Perisher Blue snowfields reports this morning that “The Spencer’s Creek snow depth reading is 158.9cm, the best it’s been since 1990 for this time of the season!”. What are the other resorts saying?
Thredbo says “Superb snow conditions from top to bottom. There is a mountain of light, dry snow, even a few little wind-blown stashes to rip into“.
Charlottes Pass says “More than 1 METRE of fresh snow has now fallen across the resort since Monday“.
Falls Creek says; “Incredible conditions at Falls Creek. Falls Creek is a winter wonderland today receiving 72cm snow in 3 days“.
Mt Hotham, Mt Buller, Mt Selwyn etc are all likewise experiencing excellent conditions. Tasmania also got a big dump of snow. If you think this is an anomaly then the forecast is as follows;
And there is a lot more snow in store. Froggies snowatch says; “The following week should see a high pressure system bring more stable conditions before a mositure band arrives around the 17th that should bring some intitial showeres before light snowfalls across the 18th-20th.
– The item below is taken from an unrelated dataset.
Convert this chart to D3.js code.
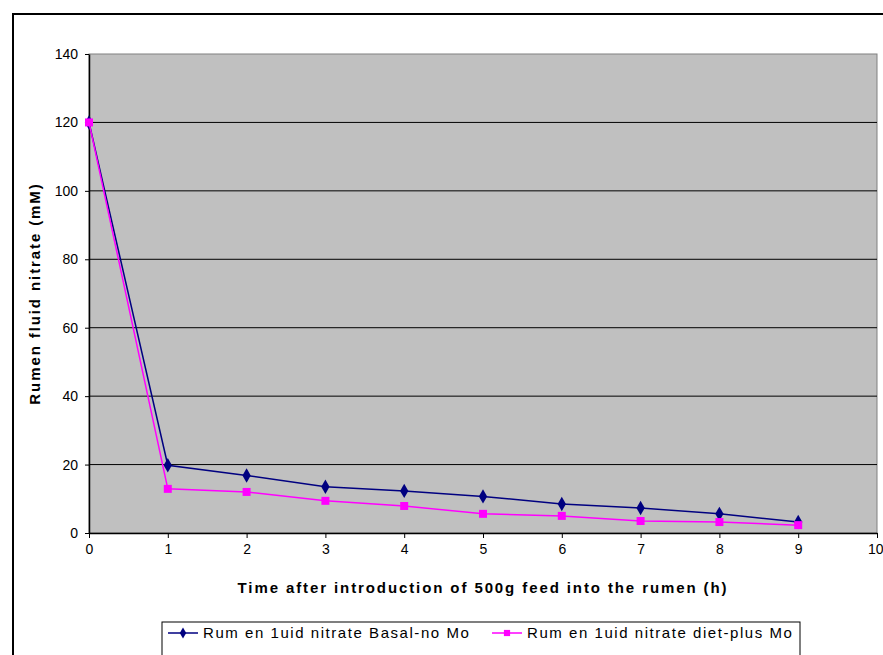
<!DOCTYPE html>
<html>
<head>
<meta charset="utf-8">
<script src="https://cdn.jsdelivr.net/npm/d3@7"></script>
<style>
  body { margin: 0; background: #fff; }
  text { font-family: Arial, "Liberation Sans", sans-serif; }
</style>
</head>
<body>
<div id="chart"></div>
<script>
const hours = [0, 1, 2, 3, 4, 5, 6, 7, 8, 9];
const basalNoMo = [120, 19.8, 16.8, 13.5, 12.3, 10.7, 8.5, 7.3, 5.6, 3.2];
const dietPlusMo = [120, 12.9, 12.0, 9.4, 7.9, 5.6, 5.0, 3.5, 3.2, 2.3];
const yTicks = [0, 20, 40, 60, 80, 100, 120, 140];
const xTicks = [0, 1, 2, 3, 4, 5, 6, 7, 8, 9, 10];
const seriesNames = ["Rum en 1uid nitrate Basal-no Mo", "Rum en 1uid nitrate diet-plus Mo"];

const width = 883, height = 655;
const plot = {left: 89, top: 54, right: 877, bottom: 533};

const svg = d3.select("#chart").append("svg")
    .attr("width", width)
    .attr("height", height);

// outer frame
svg.append("rect")
    .attr("x", 13).attr("y", 14)
    .attr("width", 880).attr("height", 660)
    .attr("fill", "#fff")
    .attr("stroke", "#000")
    .attr("stroke-width", 2);

const x = d3.scaleLinear().domain([0, 10]).range([plot.left, plot.right]);
const y = d3.scaleLinear().domain([0, 140]).range([plot.bottom, plot.top]);

// plot background
svg.append("rect")
    .attr("x", plot.left).attr("y", plot.top)
    .attr("width", plot.right - plot.left)
    .attr("height", plot.bottom - plot.top)
    .attr("fill", "#c0c0c0")
    .attr("stroke", "#808080")
    .attr("stroke-width", 1);

// gridlines
svg.append("g")
    .selectAll("line")
    .data(yTicks.filter(d => d > 0 && d < 140))
    .enter().append("line")
    .attr("x1", plot.left).attr("x2", plot.right)
    .attr("y1", d => y(d)).attr("y2", d => y(d))
    .attr("stroke", "#000")
    .attr("stroke-width", 1);

// axes
const xAxis = d3.axisBottom(x).tickValues(xTicks).tickSize(5).tickSizeOuter(0).tickPadding(6);
const yAxis = d3.axisLeft(y).tickValues(yTicks).tickSize(4).tickSizeOuter(0).tickPadding(7);

const gx = svg.append("g")
    .attr("transform", "translate(0," + plot.bottom + ")")
    .call(xAxis);
const gy = svg.append("g")
    .attr("transform", "translate(" + plot.left + ",0)")
    .call(yAxis);

[gx, gy].forEach(g => {
    g.select(".domain").attr("stroke", "#000").attr("stroke-width", 1.5);
    g.selectAll(".tick line").attr("stroke", "#000");
    g.selectAll(".tick text")
        .attr("fill", "#000")
        .style("font-size", "14px")
        .style("font-family", "Arial, 'Liberation Sans', sans-serif");
});
// last x label sits right at the frame edge
gx.selectAll(".tick text").filter(d => d === 10).attr("text-anchor", "end").attr("dx", "6px");

// axis titles
svg.append("text")
    .attr("x", (plot.left + plot.right) / 2)
    .attr("y", 593)
    .attr("text-anchor", "middle")
    .style("font-size", "15px")
    .style("font-weight", "bold")
    .style("letter-spacing", "1.9px")
    .text("Time after introduction of 500g feed into the rumen (h)");

svg.append("text")
    .attr("transform", "translate(40," + (plot.top + plot.bottom) / 2 + ") rotate(-90)")
    .attr("text-anchor", "middle")
    .style("font-size", "15px")
    .style("font-weight", "bold")
    .style("letter-spacing", "1.9px")
    .text("Rumen fluid nitrate (mM)");

// series
const series = [
    {name: seriesNames[0], values: basalNoMo, color: "#000080", symbol: d3.symbolDiamond, size: 60},
    {name: seriesNames[1], values: dietPlusMo, color: "#ff00ff", symbol: d3.symbolSquare, size: 64}
];

const line = d3.line()
    .x((d, i) => x(hours[i]))
    .y(d => y(d));

series.forEach(s => {
    svg.append("path")
        .attr("d", line(s.values))
        .attr("fill", "none")
        .attr("stroke", s.color)
        .attr("stroke-width", 1.5);
    svg.append("g")
        .selectAll("path")
        .data(s.values)
        .enter().append("path")
        .attr("transform", (d, i) => "translate(" + x(hours[i]) + "," + y(d) + ")")
        .attr("d", d3.symbol().type(s.symbol).size(s.size))
        .attr("fill", s.color);
});

// legend
const legend = svg.append("g").attr("transform", "translate(162,622)");
legend.append("rect")
    .attr("width", 638).attr("height", 40)
    .attr("fill", "#fff")
    .attr("stroke", "#000")
    .attr("stroke-width", 1);

const legendX = [6, 330];
series.forEach((s, i) => {
    const g = legend.append("g").attr("transform", "translate(" + legendX[i] + ",11)");
    g.append("line")
        .attr("x1", 0).attr("x2", 30)
        .attr("stroke", s.color).attr("stroke-width", 1.5);
    g.append("path")
        .attr("transform", "translate(15,0)")
        .attr("d", d3.symbol().type(s.symbol).size(s.size * 0.6))
        .attr("fill", s.color);
    g.append("text")
        .attr("x", 35).attr("y", 5)
        .style("font-size", "15px")
        .style("letter-spacing", "1.55px")
        .text(s.name);
});
</script>
</body>
</html>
There is a chance this could build into another large snow bearing system (should know more by Monday).
Looking further ahead there are more snow bearing systems to follow this with the great season of 2011 set to continue “.
As most of the farmers along the great divide are saying – we are returning to the climate of the 60s. This is to be expected as scientists tell us we are now in a cold wet pattern as part of a cold PDO for at least another two decades if not longer. Can someone please tell the green corporates in the global warming industry as they are still pushing a warming tax, you know the one to protect us from their belief that snow will be a thing of the past!